Sunday, March 21, 2010

on religion. What would it take to make me believe?

A very kind person started complaining one day that I had convinced her that I had made up my mind and was really not interested in finding out if God is provable or not. Followed by,
"But I am not worried because I believe that God WILL make Himself known to you, when the His time comes.  And then you will acknowledge Him when you know the truth about Him.  But it won't be the way you were taught years ago."
I think the last line was in reference to her religious sect being different from the evangelical one that I was brought up in. I replied,

I am only committed to reason and evidence. I told you that you are always welcome to try to prove to me the existence of God because I am always more committed to reason and evidence than I am to any particular idea, including the idea that God does not exist. If you were to give me an actual good argument for the existence of God, I would agree with you. Up till this point, you have not. It is not my responsibility to prove that God does not exist because one can NEVER truly prove a negative. I can never even prove to you that Santa Clause does not exist. He may exist somewhere in the universe and just be really really bad at his job. No, the burden of proof rests on the person making the positive claim. If you think Santa Clause or the tooth fairy or God exist, then you must provide positive proof that they do. 

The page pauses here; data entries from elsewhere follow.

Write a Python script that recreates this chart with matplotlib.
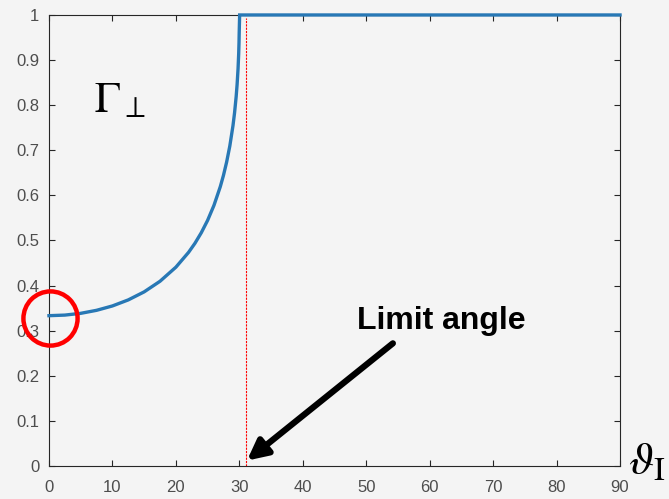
import matplotlib
matplotlib.use("Agg")
import matplotlib.pyplot as plt

# Perpendicular reflection coefficient magnitude vs. incidence angle (deg)
theta = [0, 2.5, 5, 7.5, 10, 12.5, 15, 17.5, 20, 22, 23, 24, 25, 26, 27,
         27.5, 28, 28.5, 29, 29.25, 29.5, 29.65, 29.8, 29.9, 29.95, 29.98,
         30.05, 45, 60, 75, 90]
gamma = [0.3333, 0.3346, 0.3385, 0.3452, 0.3549, 0.3683, 0.3861, 0.4096,
         0.4408, 0.4737, 0.4937, 0.5171, 0.5446, 0.5778, 0.6193, 0.6444,
         0.6739, 0.7094, 0.7546, 0.7832, 0.8188, 0.8458, 0.8809, 0.9142,
         0.9385, 0.9607, 1.0, 1.0, 1.0, 1.0, 1.0]
limit_angle = 31.0
x_ticks = [0, 10, 20, 30, 40, 50, 60, 70, 80, 90]
y_ticks = [0, 0.1, 0.2, 0.3, 0.4, 0.5, 0.6, 0.7, 0.8, 0.9, 1]
y_tick_labels = ["0", "0.1", "0.2", "0.3", "0.4", "0.5", "0.6", "0.7", "0.8", "0.9", "1"]

bg = "#f4f4f4"
fig = plt.figure(figsize=(6.69, 4.99), dpi=100, facecolor=bg)
ax = fig.add_axes([0.0732, 0.0661, 0.8536, 0.9039], facecolor=bg)

ax.plot(theta, gamma, color="#2878b5", lw=2.4, solid_joinstyle="miter",
        clip_on=False, zorder=3)
ax.plot([limit_angle, limit_angle], [0, 0.993], color="red", lw=0.8,
        ls=(0, (2, 1)), zorder=2)

ax.set_xlim(0, 90)
ax.set_ylim(0, 1)
ax.set_xticks(x_ticks)
ax.set_yticks(y_ticks)
ax.set_yticklabels(y_tick_labels)
for s in ax.spines.values():
    s.set_color("#262626")
    s.set_linewidth(0.8)
ax.tick_params(direction="in", length=4, width=0.8, color="#262626",
               top=True, right=True, labelsize=12, labelcolor="#4d4d4d")
ax.tick_params(axis="x", pad=10)
ax.tick_params(axis="y", pad=7)
for lab in ax.get_xticklabels() + ax.get_yticklabels():
    lab.set_fontfamily("Liberation Sans")

# Marker around the normal-incidence value
ax.plot([0.1], [0.328], marker="o", ms=39, mfc="none", mec="#ff0000",
        mew=3.2, clip_on=False, zorder=4)

# Symbol labels
ax.text(0.078, 0.81, r"$\Gamma_{\perp}$", transform=ax.transAxes,
        fontsize=31, color="black", math_fontfamily="stix",
        va="center", ha="left")
fig.text(0.938, 0.075, r"$\vartheta_{\mathrm{I}}$", fontsize=33,
         color="black", math_fontfamily="stix", va="center", ha="left")

# Arrow pointing to the limit angle
ax.annotate("", xy=(31.2, 0.012), xytext=(54.2, 0.272),
            arrowprops=dict(arrowstyle="-|>,head_length=1.2,head_width=0.6",
                            color="black", lw=4.5, shrinkA=0, shrinkB=0),
            annotation_clip=False)
ax.text(48.6, 0.3215, "Limit angle", fontsize=23, fontweight="bold",
        family="Liberation Sans", color="black", va="center", ha="left")

fig.savefig("out.png", dpi=100, facecolor=bg)
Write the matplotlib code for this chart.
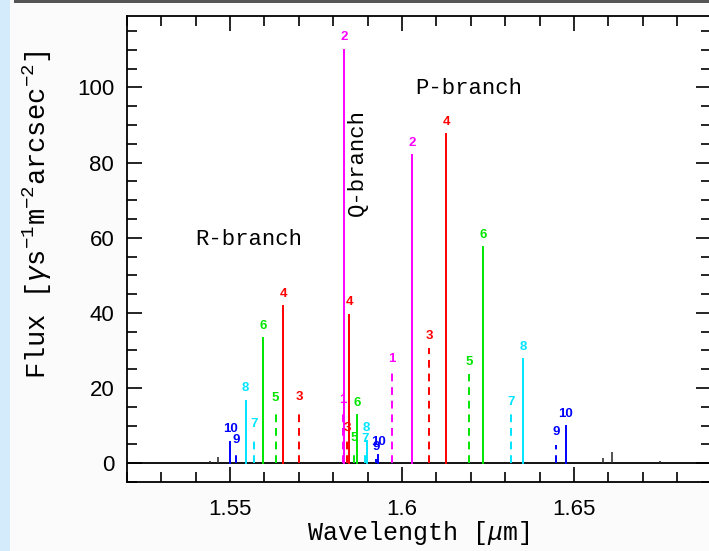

The conversation ended there aside from some pleasantries. I pick up a point of clarification from a conversation I had in a youtube thread on a video referred to me by a good friend, Ben Carver. The video is a 2-hour debate that is quite interesting and will no doubt spark great conversation.
youtube user: "When you say that the atheist proposes a negative claim and that it is the person making the positive claim who must provide positive proof, where does this law come from? What standards of debate are you drawing from?"
This is because one can never prove a negative. For example, I can make the claim that there is no Santa Clause, but there may actually exist a Santa Clause...There is no evidence for Santa existing though and as such, we are perfectly justified in being a-Santa-ists. It is absurd to believe in something on the grounds that there's no evidence for it. Using that criterion, we should believe in fairies, unicorns, reincarnation, and all sorts of magical or fantastical things.
TOTAL RUBBISH...Like one can't prove there is no water on the surface of the moon? Like there is no sack of potatoes growing in place of your brains? We can just cut you open.
Of course it isn't rubbish. You are working with two positive claims there (i.e. There is water on the Moon/There is a sack of potatoes...) You disprove both by providing evidence of what there is. Ex: Could you prove the statement: "There is no sack of spiritual potatoes in my head"? Of course you can't. So then by D'Souza's logic, I would be justified in believing that there are spiritual potatoes in my head simply because I can't prove they aren't there. This is ridiculous. 

Absence of evidence may not be evidence of absence, but either way, you still have no evidence. 

Furthermore, extraordinary claims require extraordinary evidence, and people who are comfortable believing in such things that they have no extraordinary evidence for should not be taken seriously.

7 comments:

  1. Source: Merriam Webster

    Science = knowledge or a system of knowledge covering general truths or the operation of general laws especially as obtained and tested through scientific method

    Law = a statement of an order or relation of phenomena that so far as is known is invariable under the given condition

    God = the supreme or ultimate reality

    If you study science to discover the realities of our universe, you are in fact in your own way coming to know God... only in your own, but equally valid and unique search. You do believe in evolution, right? Don't look now, Jared, but you're the Benedictine monk of our 21st century :)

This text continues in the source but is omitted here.